Access to Harbor is controlled with an LDAP group. If you are denied access you are most likely not a member of that group. Please use this link to submit a ticket and specify you want access to Harbor.

Harbor can also be used as a proxy to pull and then host images directly from docker.io, quay.io, ghcr.io, and registry.k8s.io. An example command of how you would pull the hello-world image hosted on Docker hub through Harbor can be seen below:

docker pull hub.k8s.ucar.edu/docker/library/hello-world:latest

If that image is already stored on Harbor it will be pulled directly from Harbor. If it is not it will be proxied through Harbor and then stored for future use. The Trivy scanner can then be used to evaluate vulnerabilities on images pulled through the Harbor Proxy.

JupyterHub#

K8s JupyterHub
Link to Docs

The CISL On-prem Cloud provides a JupyterHub for a customizable Virtual Development Environment with access to GLADE, GPUs, and parallel processing with Dask Gateway.

Authentication#

Authentication to our JupyterHub is currently controlled via GitHub Teams. Information on how to join the GitHub team can be found at this how-to request access link.

Notebook/Server Options#

The JupyterHub uses custom notebook images controlled and maintained by the Cloud team. After logging in you will be redirected a page titled Server Options. This is the startup page where you get to chose what resources you want to utilize. We provide a CPU image and two GPU images that can be selected after logging in. All the images provide the same extensions and are setup to provide a cohesive experience while switching between images. The users home directory, /home/jovyan for all users, is persistent and retains anything written to it.

CPU Image#

The CPU image is named NSF NCAR CPU Notebook and has 3 different resource options for Memory and CPU that can be selected from the dropdown.

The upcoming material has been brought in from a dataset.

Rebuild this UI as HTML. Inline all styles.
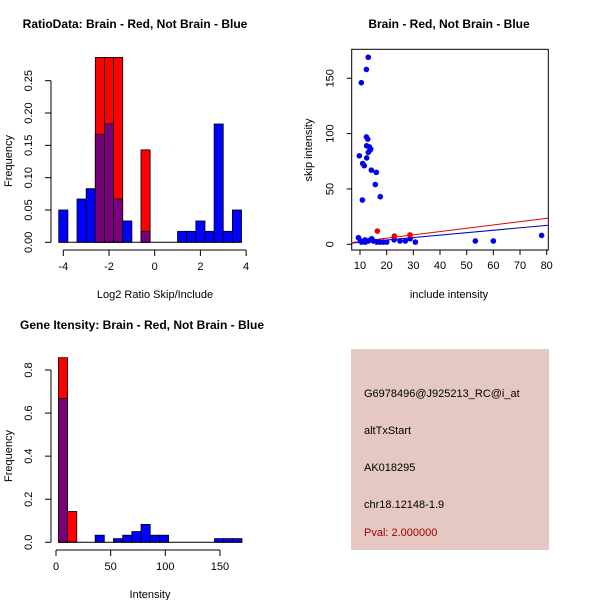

By default the CPU image contains 3 prebuilt conda environments, 2 Python and 1 R, that contain a lot of packages typically required to do scientific analysis. These environments are named:

  • cisl-cloud-base

  • npl-2023b

  • r-4.3

More details on what are included in these packages can be found at this link to the base conda environments documentation.

GPU Images#

Two different GPU images are offered. One is built around the Tensorflow Python package, the other is built around PyTorch.

The GPU images have all the same custom configurations as the CPU image. They contain only 1 custom conda environment by default named:

  • cisl-gpu-base

It contains a lot of the same base packages from the cisl-cloud-base environment, but adds in the required GPU packages.

Note

The next 2 examples use code that can be cloned from the following repository : NicholasCote/CISL-CCPP-Tutorial

Git Extension#

The best place to start is to get some code in to the notebook in order to run through real life scenarios. Our custom image includes a Git extension that can be used to interact with Git repositories via a UI instead of using only the command line.

Custom Conda Kernels#

The custom images all use a python module called nb_conda_kernels that allows any conda environment containing ipykernel to be registered as a Jupyter kernel automatically.

Dask Gateway#

Dask Gateway can be utilized to provide parallel processing capabilities for Notebooks. More information can be found at this link to documentation on utilizing Dask Gateway

Binder#

Binder is a tool that enables sharing of custom computing environments from code repository contents by utilizing containers. There is an instance of Binder, and an associated BinderHub, that can be accessed via the link present in the Resources dropdown at the top of this documentation.